Hi, I'm 20. I'm married to my beautiful Portuguese wife, she's 23.
We got married in early April 2011. (2 Years)
When can I apply for a Portuguese passport? I think it's after 3 years of marriage, so... how long does it take (the process of applying), how much does it cost? And will I be able to live in Europe, as specified in the EEA? 

Thanks in advance


----------



## canoeman (Mar 3, 2011)

SEF say
" 1. Who can acquire the Portuguese nationality?

Children underage or incapable whose father or mother acquires the Portuguese nationality. (art. 2.º L.N.)
In case of marriage or union of fact, judicially recognized, with a Portuguese national. (art. 3.º of the LN)
Underage by full adoption. (art. 5.º of the LN)
By naturalization (art. 6.º of the LN)
- Foreign legal resident for 6 years (n.º 1 of art. 6.º of the LN)"

Application is made in Portugal at the Conservatoria but in Canada it would be the Consulate, I would suggest you contact them and ask, might be different to applying via Conservatoria.


----------



## TDMasterpiece (Apr 8, 2013)

I'm from Israel.

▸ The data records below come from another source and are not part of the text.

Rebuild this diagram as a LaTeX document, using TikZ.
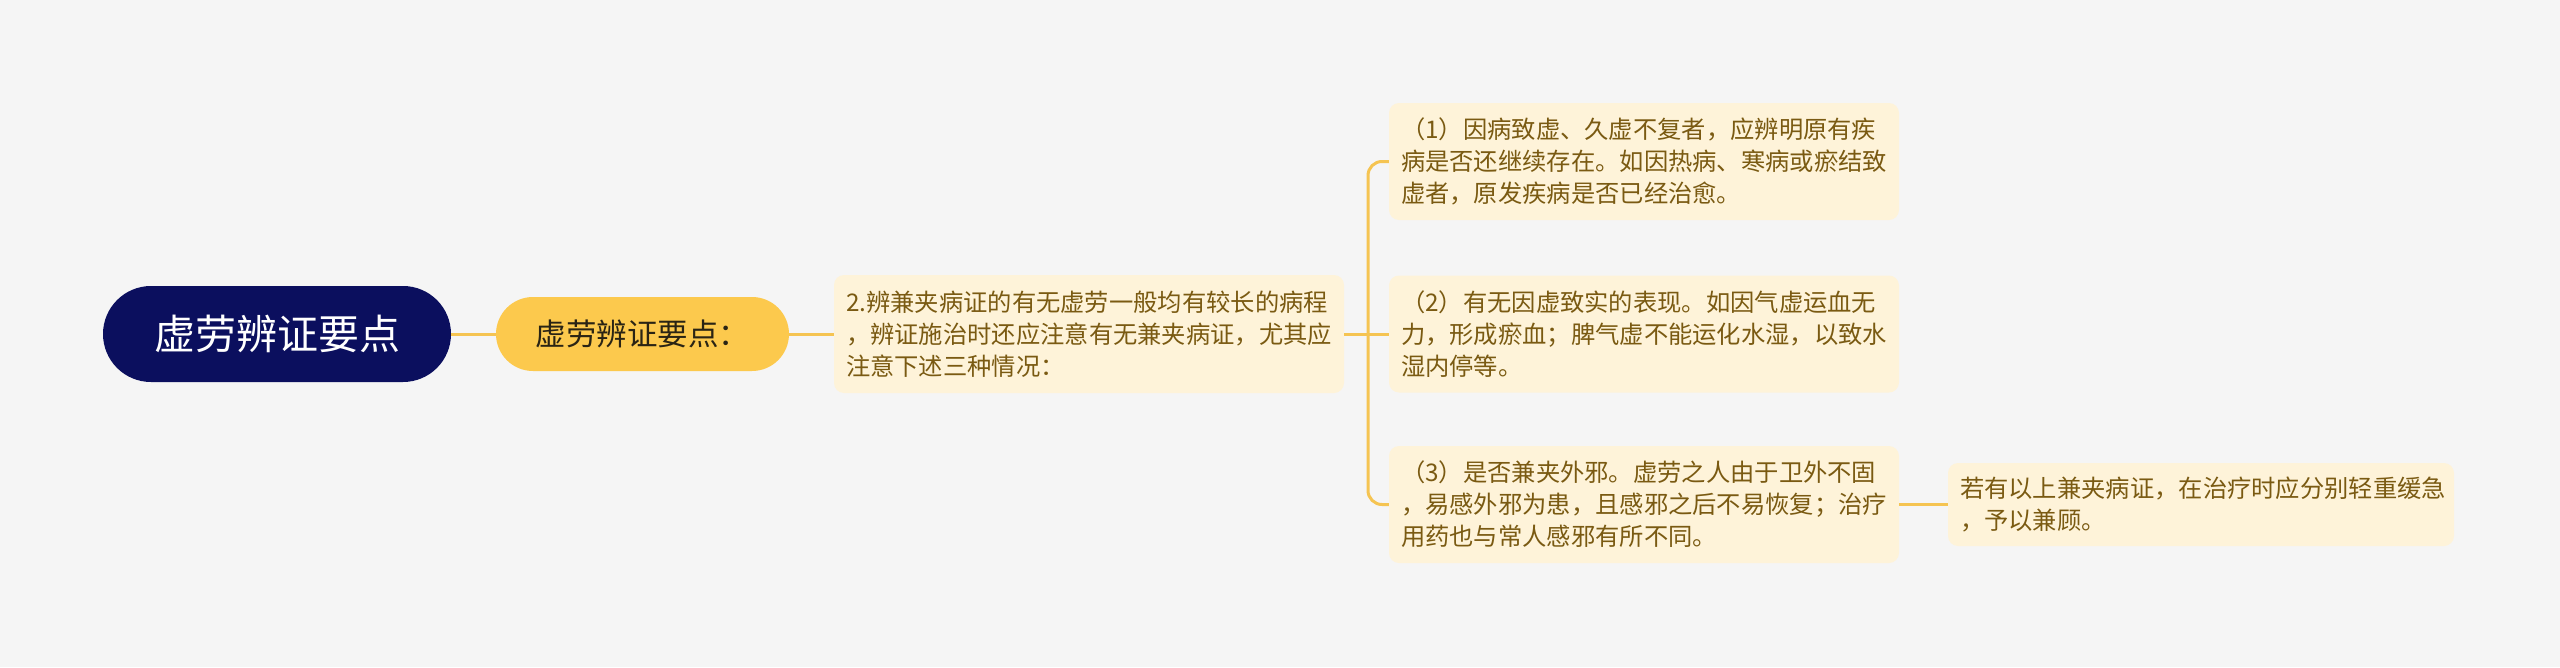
\documentclass[tikz,border=0pt]{standalone}
\usepackage{fontspec}
\setmainfont{Noto Sans CJK SC}
\definecolor{bgc}{HTML}{F5F5F5}
\definecolor{navy}{HTML}{0B0F5E}
\definecolor{gold}{HTML}{FCC94D}
\definecolor{cream}{HTML}{FEF3D9}
\definecolor{brown}{HTML}{7A5A12}
\definecolor{linec}{HTML}{F5C452}
\definecolor{darktxt}{HTML}{2A2414}
\begin{document}
\begin{tikzpicture}[x=1pt,y=-1pt,
  rootbox/.style={fill=navy,text=white,rounded corners=48pt,minimum width=348pt,minimum height=96pt,font=\fontsize{41}{48}\selectfont,inner sep=0pt},
  lvonebox/.style={fill=gold,text=darktxt,rounded corners=37pt,minimum width=293pt,minimum height=74pt,font=\fontsize{30.5}{36}\selectfont,inner sep=0pt},
  leafbox/.style={fill=cream,text=brown,rounded corners=10pt,minimum width=510pt,text width=486pt,align=left,inner xsep=12pt,inner ysep=0pt,font=\fontsize{24.3}{32}\selectfont},
  conn/.style={draw=linec,line width=3pt}]
\fill[bgc] (0,0) rectangle (2560,667);
\useasboundingbox (0,0) rectangle (2560,667);
\node[rootbox] (root) at (277,334) {虚劳辨证要点};
\node[lvonebox] (l1) at (642.5,334) {虚劳辨证要点：};
\node[leafbox,minimum height=118pt] (l2) at (1089,334) {2.辨兼夹病证的有无虚劳一般均有较长的病程\\，辨证施治时还应注意有无兼夹病证，尤其应\\注意下述三种情况：};
\node[leafbox,minimum height=117pt] (c1) at (1644,161.5) {（1）因病致虚、久虚不复者，应辨明原有疾\\病是否还继续存在。如因热病、寒病或瘀结致\\虚者，原发疾病是否已经治愈。};
\node[leafbox,minimum height=117pt] (c2) at (1644,334) {（2）有无因虚致实的表现。如因气虚运血无\\力，形成瘀血；脾气虚不能运化水湿，以致水\\湿内停等。};
\node[leafbox,minimum height=117pt] (c3) at (1644,504.5) {（3）是否兼夹外邪。虚劳之人由于卫外不固\\，易感外邪为患，且感邪之后不易恢复；治疗\\用药也与常人感邪有所不同。};
\node[leafbox,minimum width=506pt,text width=482pt,minimum height=83pt] (c4) at (2201,504.5) {若有以上兼夹病证，在治疗时应分别轻重缓急\\，予以兼顾。};
\coordinate (bx) at (1368,334);
\draw[conn] (root.east) -- (l1.west);
\draw[conn] (l1.east) -- (l2.west);
\draw[conn] (l2.east) -- (bx) -- (c2.west);
\draw[conn,rounded corners=14pt] (c1.west) -| (bx) |- (c3.west);
\draw[conn] (c3.east) -- (c4.west);
\end{tikzpicture}
\end{document}
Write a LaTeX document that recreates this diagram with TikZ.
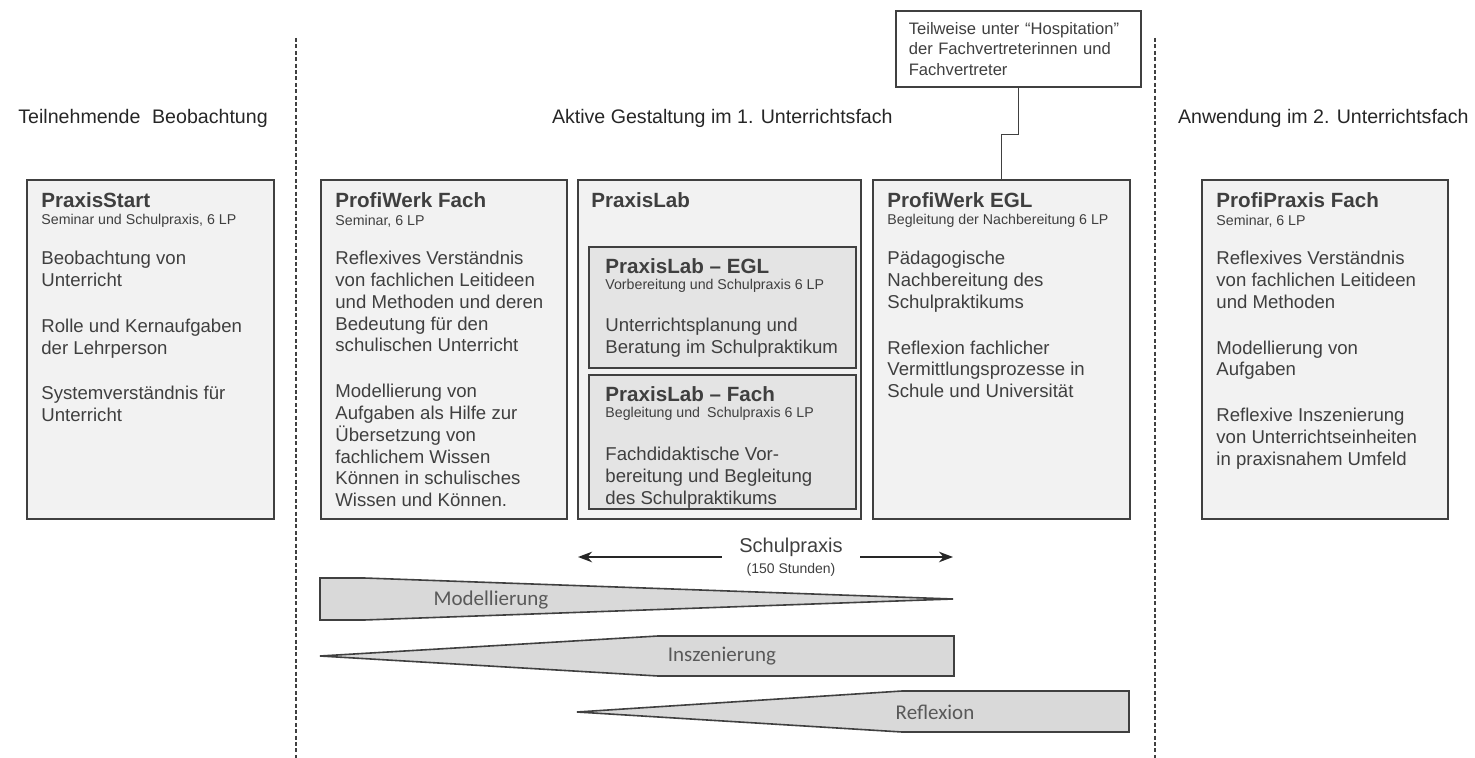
\documentclass[tikz,border=0pt]{standalone}
\usepackage{fontspec}
\setmainfont{Liberation Sans}
\newfontfamily\wedgefont{Carlito}
\usepackage{xcolor}
\usepackage{tikz}
\usetikzlibrary{arrows.meta,positioning,calc}
\tikzset{>=Stealth}

\definecolor{boxline}{HTML}{404040}
\definecolor{boxfill}{HTML}{F2F2F2}
\definecolor{inboxfill}{HTML}{E4E4E4}
\definecolor{wedgefill}{HTML}{D9D9D9}
\definecolor{txt}{HTML}{3F3F3F}
\definecolor{headtxt}{HTML}{262626}
\definecolor{wedgetxt}{HTML}{595959}

\begin{document}
\begin{tikzpicture}[
				x=0.5pt, y=-0.5pt,
				box/.style={rectangle, draw=boxline, fill=boxfill, line width=0.8pt,
					anchor=north west, inner sep=0pt, minimum height=169.5pt},
				inbox/.style={box, fill=inboxfill},
				ttl/.style={anchor=west, inner sep=0pt, text=txt,
					font=\fontsize{10.3}{12}\selectfont\bfseries},
				sub/.style={anchor=west, inner sep=0pt, text=txt,
					font=\fontsize{7.1}{8}\selectfont},
				body/.style={anchor=north west, inner sep=0pt, align=left, text=txt,
					font=\fontsize{9.3}{10.9}\selectfont},
				head/.style={inner sep=0pt, text=headtxt, font=\fontsize{9.8}{12}\selectfont},
				wedge/.style={draw=boxline, fill=wedgefill, line width=0.8pt},
				wlabel/.style={inner sep=0pt, text=wedgetxt, font=\wedgefont\fontsize{10.5}{12}\selectfont},
				arrow/.style={->, line width=0.9pt, draw=black!85},
				sep/.style={draw=boxline, line width=0.6pt, dash pattern=on 2pt off 1.2pt},
				conn/.style={draw=boxline, line width=0.8pt}
				]
				
				\useasboundingbox (0,0) rectangle (1475,758);
				
				% Column separators
				\draw[sep] (296,38) -- (296,758);
				\draw[sep] (1155,38) -- (1155,758);
				
				% Column headings
				\node[head, anchor=west] (h1) at (18,118) {Teilnehmende\hspace{0.6em}Beobachtung};
				\node[head, anchor=east] (h2) at (893,118) {Aktive Gestaltung im 1. Unterrichtsfach};
				\node[head, anchor=east] (h3) at (1469,118) {Anwendung im 2. Unterrichtsfach};
				
				% Column 1: PraxisStart
				\node[box, minimum width=123.5pt] (start) at (26,179) {};
				\node[ttl] (start-t) at (41,200) {PraxisStart};
				\node[sub] (start-s) at (41,221) {Seminar und Schulpraxis, 6 LP};
				\node[body] (start-b) at (41,249) {\strut Beobachtung von\\Unterricht\\[12pt]
					Rolle und Kernaufgaben\\der Lehrperson\\[12pt]
					Systemverständnis für\\Unterricht};
				
				% Column 2: ProfiWerk Fach, PraxisLab, ProfiWerk EGL
				\node[box, minimum width=123pt] (pwfach) at (320,179) {};
				\node[ttl] (pwfach-t) at (335,200) {ProfiWerk Fach};
				\node[sub] (pwfach-s) at (335,221) {Seminar, 6 LP};
				\node[body] (pwfach-b) at (335,249) {\strut Reflexives Verständnis\\von fachlichen Leitideen\\
					und Methoden und deren\\Bedeutung für den\\schulischen Unterricht\\[12pt]
					Modellierung von\\Aufgaben als Hilfe zur\\Übersetzung von\\fachlichem Wissen\\
					Können in schulisches\\Wissen und Können.};
				
				\node[box, minimum width=141.5pt] (lab) at (577,179) {};
				\node[ttl] (lab-t) at (591,200) {PraxisLab};
				
				\node[inbox, minimum width=133.5pt, minimum height=60.5pt] (labegl) at (588,246) {};
				\node[ttl] (labegl-t) at (605,266) {PraxisLab -- EGL};
				\node[sub] (labegl-s) at (605,286) {Vorbereitung und Schulpraxis 6 LP};
				\node[body] (labegl-b) at (605,316) {\strut Unterrichtsplanung und\\Beratung im Schulpraktikum};
				
				\node[inbox, minimum width=133.5pt, minimum height=67pt] (labfach) at (588,374) {};
				\node[ttl] (labfach-t) at (605,394) {PraxisLab -- Fach};
				\node[sub] (labfach-s) at (605,414) {Begleitung und\hspace{0.5em}Schulpraxis 6 LP};
				\node[body] (labfach-b) at (605,445) {\strut Fachdidaktische Vor-\\bereitung und Begleitung\\des Schulpraktikums};
				
				\node[box, minimum width=128.5pt] (pwegl) at (872,179) {};
				\node[ttl] (pwegl-t) at (887,200) {ProfiWerk EGL};
				\node[sub] (pwegl-s) at (887,221) {Begleitung der Nachbereitung 6 LP};
				\node[body] (pwegl-b) at (887,249) {\strut Pädagogische\\Nachbereitung des\\Schulpraktikums\\[12pt]
					Reflexion fachlicher\\Vermittlungsprozesse in\\Schule und Universität};
				
				% Column 3: ProfiPraxis Fach
				\node[box, minimum width=123pt] (ppfach) at (1201,179) {};
				\node[ttl] (ppfach-t) at (1216,200) {ProfiPraxis Fach};
				\node[sub] (ppfach-s) at (1216,221) {Seminar, 6 LP};
				\node[body] (ppfach-b) at (1216,249) {\strut Reflexives Verständnis\\von fachlichen Leitideen\\und Methoden\\[12pt]
					Modellierung von\\Aufgaben\\[12pt]
					Reflexive Inszenierung\\von Unterrichtseinheiten\\in praxisnahem Umfeld};
				
				% Hospitation note
				\node[draw=boxline, fill=white, line width=0.8pt, anchor=north west,
				minimum width=122.5pt, minimum height=38pt, text width=109.5pt,
				inner xsep=6.5pt, align=left, text=txt, font=\fontsize{8.3}{10.25}\selectfont]
				(hosp) at (895,10) {Teilweise unter “Hospitation"\\der Fachvertreterinnen und\\Fachvertreter};
				\draw[conn] (hosp.south) -- ++(0,47) -| (pwegl.north);
				
				% Schulpraxis
				\node[inner xsep=8.5pt, inner ysep=0pt, align=center, text=txt,
				font=\fontsize{10}{10.5}\selectfont] (schul) at (791,557)
				{Schulpraxis\\{\fontsize{7}{8}\selectfont (150 Stunden)}};
				\coordinate (schul-l) at (578,557);
				\coordinate (schul-r) at (953,557);
				\draw[arrow] (schul) -- (schul-l);
				\draw[arrow] (schul) -- (schul-r);
				
				% Wedges
				\draw[wedge] (320,578) -- (364,578) -- (953,599) -- (364,620) -- (320,620) -- cycle;
				\node[wlabel] (modl) at (491,600) {Modellierung};
				\draw[wedge] (320,656) -- (658,636) -- (954,636) -- (954,676) -- (658,676) -- cycle;
				\node[wlabel] (insz) at (722,656) {Inszenierung};
				\draw[wedge] (577,712) -- (902,691) -- (1129,691) -- (1129,732) -- (902,732) -- cycle;
				\node[wlabel] (refl) at (935,712) {Reflexion};
				
			\end{tikzpicture}
\end{document}
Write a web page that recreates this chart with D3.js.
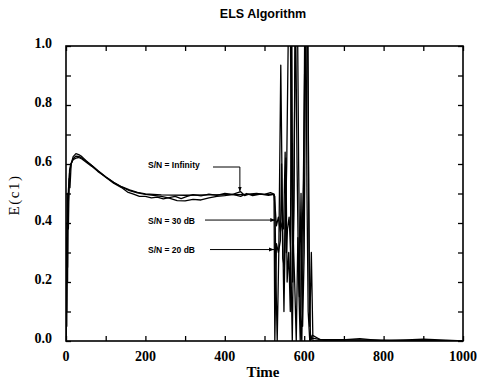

I live in Canada. I lived in the UK before. I will probably be in Israel somewhere next year, and I've been thinking about applying then, but I needed a head-start, in case I needed something that takes long time.


----------



## canoeman (Mar 3, 2011)

If you and your wife are resident in Canada then that's where you start the Portuguese Canadian Consulate, one of requirements is a Criminal check from each country you've been Resident, you'd need to contact the relevant Embassy or Consulate which I believe must be Apostilled and official translation in along with a copy of your Birth Certificate which must be Apostilled and officially translated, as i said you need to check as requirements might be different via Consulate


----------



## TDMasterpiece (Apr 8, 2013)

I can do all of that, but we don't have to be married at least 3 years? 
We got married in Israel. (Yes we have a marriage license, with the golden stub and everything. The stub itself costs like 400$.)
April 6th, 2011 is when we got married.


----------



## canoeman (Mar 3, 2011)

I can only say read the SEF quote, it makes no mention of a time if you marry a Portuguese National then check with the Consulate.

I'm only currently sort of up to date with this because I've been helping a friend acquire Nationality but in their case they've needed to be a Legal Resident in Portugal for 6 years


----------



## TDMasterpiece (Apr 8, 2013)

Thanks bro!


----------